# SUPPLIED INFORMATION
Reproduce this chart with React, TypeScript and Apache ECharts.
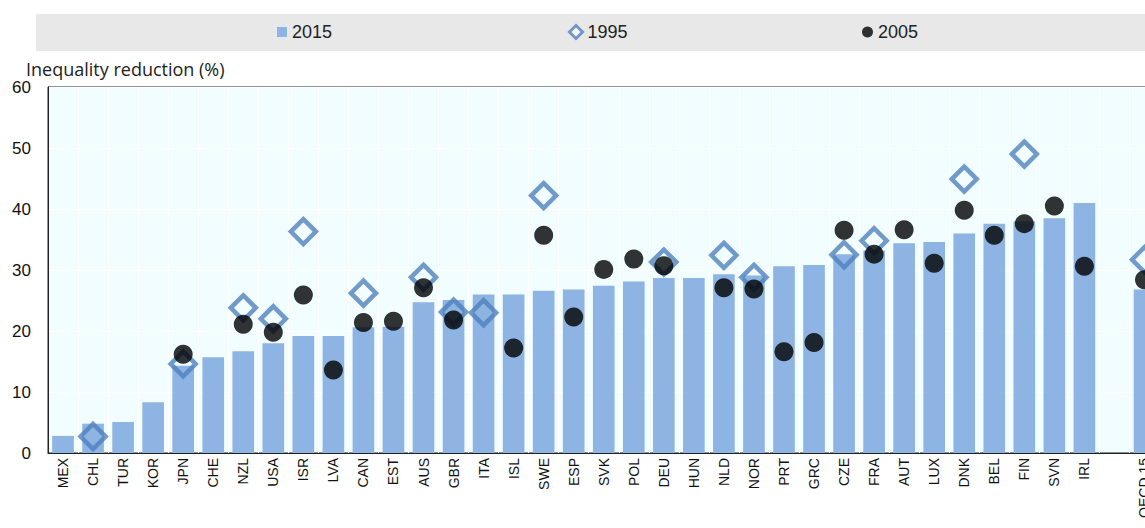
import React, { useEffect, useRef } from "react";
import * as echarts from "echarts";

const categories = ["MEX","CHL","TUR","KOR","JPN","CHE","NZL","USA","ISR","LVA","CAN","EST","AUS","GBR","ITA","ISL","SWE","ESP","SVK","POL","DEU","HUN","NLD","NOR","PRT","GRC","CZE","FRA","AUT","LUX","DNK","BEL","FIN","SVN","IRL","","OECD 15"];

const v2015 = [2.8,4.8,5.1,8.3,14.3,15.7,16.7,18.0,19.2,19.2,20.6,20.7,24.7,25.1,26.0,26.0,26.6,26.8,27.4,28.1,28.7,28.7,29.3,29.1,30.6,30.8,32.6,33.2,34.4,34.6,36.0,37.6,38.0,38.5,41.0,null,26.8];

const v1995 = [null,2.7,null,null,14.6,null,23.8,22.0,36.3,null,26.2,null,28.8,23.1,23.0,null,42.2,null,null,null,31.3,null,32.4,28.8,null,null,32.5,34.8,null,null,44.9,null,49.0,null,null,null,31.7];

const v2005 = [null,null,null,null,16.2,null,21.1,19.8,25.9,13.6,21.4,21.6,27.1,21.8,null,17.2,35.7,22.3,30.1,31.8,30.7,null,27.1,26.9,16.6,18.1,36.5,32.6,36.6,31.1,39.8,35.7,37.6,40.5,30.6,null,28.4];

const yTicks = { min: 0, max: 60, interval: 10 };

const BAR = "#8EB4E3";
const DIAMOND = "#4F81BD";
const TICK_FONT = "'Liberation Sans', Arial, sans-serif";

export default function App() {
  const ref = useRef<HTMLDivElement>(null);
  useEffect(() => {
    if (!ref.current) return;
    const chart = echarts.init(ref.current, undefined, { renderer: "svg" });
    const legendText = { fontSize: 18, fontFamily: TICK_FONT, color: "#222" };
    chart.setOption({
      animation: false,
      backgroundColor: "#ffffff",
      graphic: [
        { type: "rect", z: -10, shape: { x: 36, y: 14, width: 1200, height: 37 }, style: { fill: "#E8E8E8" } },
        { type: "text", x: 26, y: 69, style: { text: "Inequality reduction (%)", fontSize: 18, fontFamily: "'Open Sans', sans-serif", fill: "#222", textVerticalAlign: "middle" } },
      ],
      legend: [
        { left: 277, top: 23, padding: 0, itemWidth: 10, itemHeight: 10, textStyle: legendText, data: [{ name: "2015", icon: "rect" }] },
        { left: 568, top: 23, padding: 0, itemWidth: 13, itemHeight: 13, textStyle: legendText, data: [{ name: "1995", icon: "diamond", itemStyle: { color: "#ffffff", borderColor: DIAMOND, borderWidth: 3 } }] },
        { left: 862, top: 23, padding: 0, itemWidth: 11, itemHeight: 11, textStyle: legendText, data: [{ name: "2005", icon: "circle" }] },
      ],
      grid: {
        left: 48, top: 87, width: 1111.5, height: 366,
        show: true, backgroundColor: "#F1FDFF", borderColor: "#222", borderWidth: 1,
      },
      xAxis: {
        type: "category",
        data: categories,
        boundaryGap: true,
        axisLine: { lineStyle: { color: "#222", width: 1 } },
        axisTick: { show: false },
        splitLine: { show: true, lineStyle: { color: "#ffffff", width: 1 } },
        axisLabel: { rotate: 90, interval: 0, margin: 5, fontSize: 14, fontFamily: TICK_FONT, color: "#111" },
      },
      yAxis: {
        type: "value",
        min: yTicks.min, max: yTicks.max, interval: yTicks.interval,
        axisLine: { show: true, lineStyle: { color: "#222", width: 1 } },
        axisTick: { show: false },
        splitLine: { show: true, lineStyle: { color: "#ffffff", width: 1 } },
        axisLabel: { margin: 17, fontSize: 17, fontFamily: TICK_FONT, color: "#111" },
      },
      series: [
        { name: "2015", type: "bar", data: v2015, barCategoryGap: "28%", itemStyle: { color: BAR }, z: 2 },
        { name: "1995", type: "scatter", data: v1995, symbol: "diamond", symbolSize: 25, itemStyle: { color: "rgba(0,0,0,0)", borderColor: DIAMOND, borderWidth: 4.5 }, z: 3 },
        { name: "2005", type: "scatter", data: v2005, symbol: "circle", symbolSize: 19, itemStyle: { color: "#000000" }, z: 4 },
      ],
    });
    return () => chart.dispose();
  }, []);
  return (
    <div style={{ position: "absolute", left: 0, top: 0, width: 1145, height: 528, overflow: "hidden", background: "#fff" }}>
      <div ref={ref} style={{ width: 1200, height: 528 }} />
    </div>
  );
}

# WORK INSTRUCTIONS
With the pictures left out, restate word for word every line of the data above, from the first down to the line that contains "import * as".

# RESPONSE BELOW
Reproduce this chart with React, TypeScript and Apache ECharts.
import React, { useEffect, useRef } from "react";
import * as echarts from "echarts";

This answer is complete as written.